В 2014 г. фрейбургский историк Ян Экель опубликовал свою монументальную диссертационную монографию «Амбивалентность Добра. Права человека в международной политике начиная с 1940-х годов» («Die Ambivalenz des Guten. Menschenrechte in der internationalen Politik seit den 1940-ern»; Göttingen, 936 s.). Учение об «историческом релятивизме» более чем наглядно свидетельствует о том, как велика была с незапамятных времен дистанция между человеколюбивым идеализмом и политической реальностью прав человека – и, вероятно, так будет и впредь. Но и нравственные заповеди тоже живут под дамокловым мечом амбивалентности. Страдание и со-страдание – это «юридическая риторика о правах человека» и «социально-технологическое планирование»[1235]
. В фундаментальном труде Экеля – даже при том, что имя Достоевского, гроссмейстера русского романа, в нем вообще не упомянуто – можно почерпнуть гораздо больше мыслей и представлений о коренных вопросах творчества Достоевского, нежели в профессиональных работах литературоведов об эстетике и нарративных стратегиях писателя и его концепции «положительно прекрасного человека». Исторические и антропологические реалии могут быть лишь оттенены, но никак не оттеснены эстетическими факторами.Кто такой князь Лев Николаевич Мышкин – мышелев княжеского происхождения? Он спаситель людей или, с позиций своего горного плато морали и нравственности, мучитель людей? Или он и то и другое?
I. Куриная слепота «прекрасного сердца»
Шекспир был для Достоевского «поэтом отчаяния»[1237]
. Отчаяние – это высшая ступень и финальная стадия сомнения. В многократно цитированном письме к Н.Д. Фонвизиной из Омска от конца января – 20-х чисел февраля 1854 г. Достоевский назвал себя «дитя неверия и сомнения» до «гробовой крышки» (XXVIII/1, 176). И Мышкин тоже периодически теряет веру (ср.: VIII, 182, 458) – и не только перед лицом базельских полотен Гольбейна и Ганса Фриса, которые Достоевскому были прекрасно известны.
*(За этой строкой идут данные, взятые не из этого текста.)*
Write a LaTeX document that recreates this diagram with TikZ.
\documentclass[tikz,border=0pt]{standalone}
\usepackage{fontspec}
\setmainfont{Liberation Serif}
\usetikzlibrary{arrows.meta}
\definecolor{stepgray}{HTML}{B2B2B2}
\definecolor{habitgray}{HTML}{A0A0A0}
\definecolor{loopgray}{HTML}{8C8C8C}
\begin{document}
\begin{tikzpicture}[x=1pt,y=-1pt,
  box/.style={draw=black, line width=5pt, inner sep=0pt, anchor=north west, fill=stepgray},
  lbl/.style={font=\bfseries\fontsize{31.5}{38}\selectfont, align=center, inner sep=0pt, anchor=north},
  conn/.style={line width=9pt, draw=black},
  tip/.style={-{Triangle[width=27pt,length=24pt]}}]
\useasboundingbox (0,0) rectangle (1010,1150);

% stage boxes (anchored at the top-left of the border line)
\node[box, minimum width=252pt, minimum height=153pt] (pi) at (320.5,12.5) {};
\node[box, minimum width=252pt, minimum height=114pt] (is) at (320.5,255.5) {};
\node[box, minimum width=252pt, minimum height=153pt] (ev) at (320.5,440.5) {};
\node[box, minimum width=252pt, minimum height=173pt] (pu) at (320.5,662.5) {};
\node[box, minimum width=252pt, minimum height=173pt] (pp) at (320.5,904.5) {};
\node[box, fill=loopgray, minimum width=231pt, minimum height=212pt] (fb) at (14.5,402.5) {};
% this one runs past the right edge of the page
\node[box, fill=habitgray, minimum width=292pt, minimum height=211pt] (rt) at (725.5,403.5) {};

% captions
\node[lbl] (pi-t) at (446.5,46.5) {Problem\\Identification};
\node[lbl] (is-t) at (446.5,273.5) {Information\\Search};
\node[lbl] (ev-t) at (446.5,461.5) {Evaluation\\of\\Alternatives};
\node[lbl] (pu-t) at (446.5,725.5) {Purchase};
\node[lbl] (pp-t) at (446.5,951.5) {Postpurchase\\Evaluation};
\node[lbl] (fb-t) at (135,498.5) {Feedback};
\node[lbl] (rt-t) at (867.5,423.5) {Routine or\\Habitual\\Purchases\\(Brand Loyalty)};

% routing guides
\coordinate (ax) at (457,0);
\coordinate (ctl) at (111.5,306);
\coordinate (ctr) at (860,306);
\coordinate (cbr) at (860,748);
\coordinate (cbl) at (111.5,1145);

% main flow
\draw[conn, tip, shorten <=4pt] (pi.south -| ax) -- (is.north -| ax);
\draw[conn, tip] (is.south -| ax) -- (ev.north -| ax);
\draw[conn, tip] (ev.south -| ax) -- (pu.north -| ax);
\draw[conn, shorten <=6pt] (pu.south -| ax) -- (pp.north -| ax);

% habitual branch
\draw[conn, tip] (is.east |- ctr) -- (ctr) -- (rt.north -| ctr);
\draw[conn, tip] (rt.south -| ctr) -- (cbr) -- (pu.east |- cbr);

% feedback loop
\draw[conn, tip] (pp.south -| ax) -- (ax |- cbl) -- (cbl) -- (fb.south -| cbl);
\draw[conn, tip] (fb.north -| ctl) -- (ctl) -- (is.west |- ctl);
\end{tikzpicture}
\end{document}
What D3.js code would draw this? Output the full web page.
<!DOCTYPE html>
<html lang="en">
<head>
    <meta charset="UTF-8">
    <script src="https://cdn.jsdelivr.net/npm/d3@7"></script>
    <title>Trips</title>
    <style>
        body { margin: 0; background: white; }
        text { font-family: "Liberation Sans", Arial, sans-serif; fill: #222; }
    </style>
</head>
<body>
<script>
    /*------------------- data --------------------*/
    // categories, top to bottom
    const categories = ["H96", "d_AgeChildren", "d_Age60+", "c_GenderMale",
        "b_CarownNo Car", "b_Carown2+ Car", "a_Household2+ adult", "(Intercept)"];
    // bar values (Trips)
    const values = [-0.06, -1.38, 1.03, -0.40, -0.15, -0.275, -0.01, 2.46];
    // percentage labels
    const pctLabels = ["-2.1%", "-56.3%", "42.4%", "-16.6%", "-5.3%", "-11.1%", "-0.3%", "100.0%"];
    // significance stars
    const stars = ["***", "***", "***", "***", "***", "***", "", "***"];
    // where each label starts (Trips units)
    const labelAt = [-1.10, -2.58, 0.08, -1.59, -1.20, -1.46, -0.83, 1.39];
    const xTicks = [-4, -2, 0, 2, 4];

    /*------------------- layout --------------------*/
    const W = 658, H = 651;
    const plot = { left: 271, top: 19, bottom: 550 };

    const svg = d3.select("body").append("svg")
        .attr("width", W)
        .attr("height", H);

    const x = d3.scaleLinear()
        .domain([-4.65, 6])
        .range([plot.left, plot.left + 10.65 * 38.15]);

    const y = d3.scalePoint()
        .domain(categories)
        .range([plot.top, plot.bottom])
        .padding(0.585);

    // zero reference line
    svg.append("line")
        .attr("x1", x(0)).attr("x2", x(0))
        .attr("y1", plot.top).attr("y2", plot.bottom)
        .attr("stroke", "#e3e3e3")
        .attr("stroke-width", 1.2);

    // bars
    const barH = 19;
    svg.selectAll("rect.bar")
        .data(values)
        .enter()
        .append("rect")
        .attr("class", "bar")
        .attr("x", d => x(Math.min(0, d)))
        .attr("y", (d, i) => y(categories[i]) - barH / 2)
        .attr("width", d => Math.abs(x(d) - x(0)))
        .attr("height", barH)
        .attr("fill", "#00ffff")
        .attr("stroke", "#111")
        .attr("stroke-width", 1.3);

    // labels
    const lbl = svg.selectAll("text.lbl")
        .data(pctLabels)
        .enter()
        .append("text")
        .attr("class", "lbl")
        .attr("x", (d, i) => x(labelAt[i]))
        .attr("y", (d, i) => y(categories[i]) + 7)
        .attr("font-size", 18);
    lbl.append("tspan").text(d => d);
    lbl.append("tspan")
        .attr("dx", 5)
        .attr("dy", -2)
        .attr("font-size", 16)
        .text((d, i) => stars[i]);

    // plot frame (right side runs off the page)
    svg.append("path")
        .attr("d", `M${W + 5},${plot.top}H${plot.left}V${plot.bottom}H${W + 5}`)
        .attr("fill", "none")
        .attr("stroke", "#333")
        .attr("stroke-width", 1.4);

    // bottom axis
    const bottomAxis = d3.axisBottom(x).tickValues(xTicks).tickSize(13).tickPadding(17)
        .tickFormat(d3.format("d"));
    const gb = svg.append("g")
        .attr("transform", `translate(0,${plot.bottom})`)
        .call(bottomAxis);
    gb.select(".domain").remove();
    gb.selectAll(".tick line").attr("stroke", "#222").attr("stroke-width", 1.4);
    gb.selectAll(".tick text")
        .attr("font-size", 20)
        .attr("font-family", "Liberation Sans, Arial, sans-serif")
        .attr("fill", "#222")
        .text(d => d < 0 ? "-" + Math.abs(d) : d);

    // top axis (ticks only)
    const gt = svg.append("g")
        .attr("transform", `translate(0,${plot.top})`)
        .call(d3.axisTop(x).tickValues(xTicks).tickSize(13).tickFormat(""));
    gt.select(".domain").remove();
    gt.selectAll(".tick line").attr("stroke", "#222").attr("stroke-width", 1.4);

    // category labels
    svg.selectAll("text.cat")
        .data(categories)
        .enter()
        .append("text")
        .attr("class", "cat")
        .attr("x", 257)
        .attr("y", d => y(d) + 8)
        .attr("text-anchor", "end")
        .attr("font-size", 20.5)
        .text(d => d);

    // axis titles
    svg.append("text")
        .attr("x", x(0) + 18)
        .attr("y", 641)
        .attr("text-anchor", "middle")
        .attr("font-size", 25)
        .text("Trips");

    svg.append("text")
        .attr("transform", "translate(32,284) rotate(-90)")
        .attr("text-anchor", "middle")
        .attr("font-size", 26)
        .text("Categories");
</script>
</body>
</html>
Мышкин заканчивает свою сознательную жизнь, по словам повествователя, «в бессилии и в отчаянии» (VIII, 507).С самого раннего времени Достоевского беспокоил вопрос, почему именно хороший человек («хороший-то человек, самый лучший человек») так часто чувствует себя несчастным, заброшенным и впадает в одиночество (ср.: I, 86; II, 131). И этот вопрос порожден не только психологическим, социальным или литературным сентиментализмом – это есть философская проблема Просвещения и связанных с ним философских течений. Начиная с XVIII в. «(только лишь) доброе сердце» абсолютно нормативно дифференцировалось от «благородного характера», даже в тех случаях, когда позиция автора и понятийные дефиниции текста не являются четкими. По общему признанию, «увлечения» и нравственность мышления не могут считаться признаком истинной добродетели и разумной морали. И текст Достоевского тоже гласит: «Довольно увлекаться-то, пора и рассудку послужить» (VIII, 510)[1238]
. Достоевскому нравилось вкладывать прописные истины в уста второстепенных персонажей или ненадежных повествователей – это было одним из составных элементов его полифонической игры сознаниями и голосами. Но в конечном счете речь идет не об умозрительном эксперименте, но – как и у Экеля – о реальном опыте.Распространенное в то время в немецкой словесности слово «Schwärmerei»[1239]
было в целом негативным понятием; для некоторых литературных критиков оно было даже своего рода «клеймом», но в то же время, если оно понималось как «прекрасное упоение души», в нем можно увидеть и некий извиняющий компонент[1240]. Для Достоевского, как это явствует из его повести «Кроткая», «ужасной правдой на земле» была «слепота куриная “прекрасных сердец”» (XXIV, 16). «Незнание жизни» неуклонно ведет их к безысходности и гибели. И «идеальное христианство» нужно отличать от его «эмпирической формы»[1241].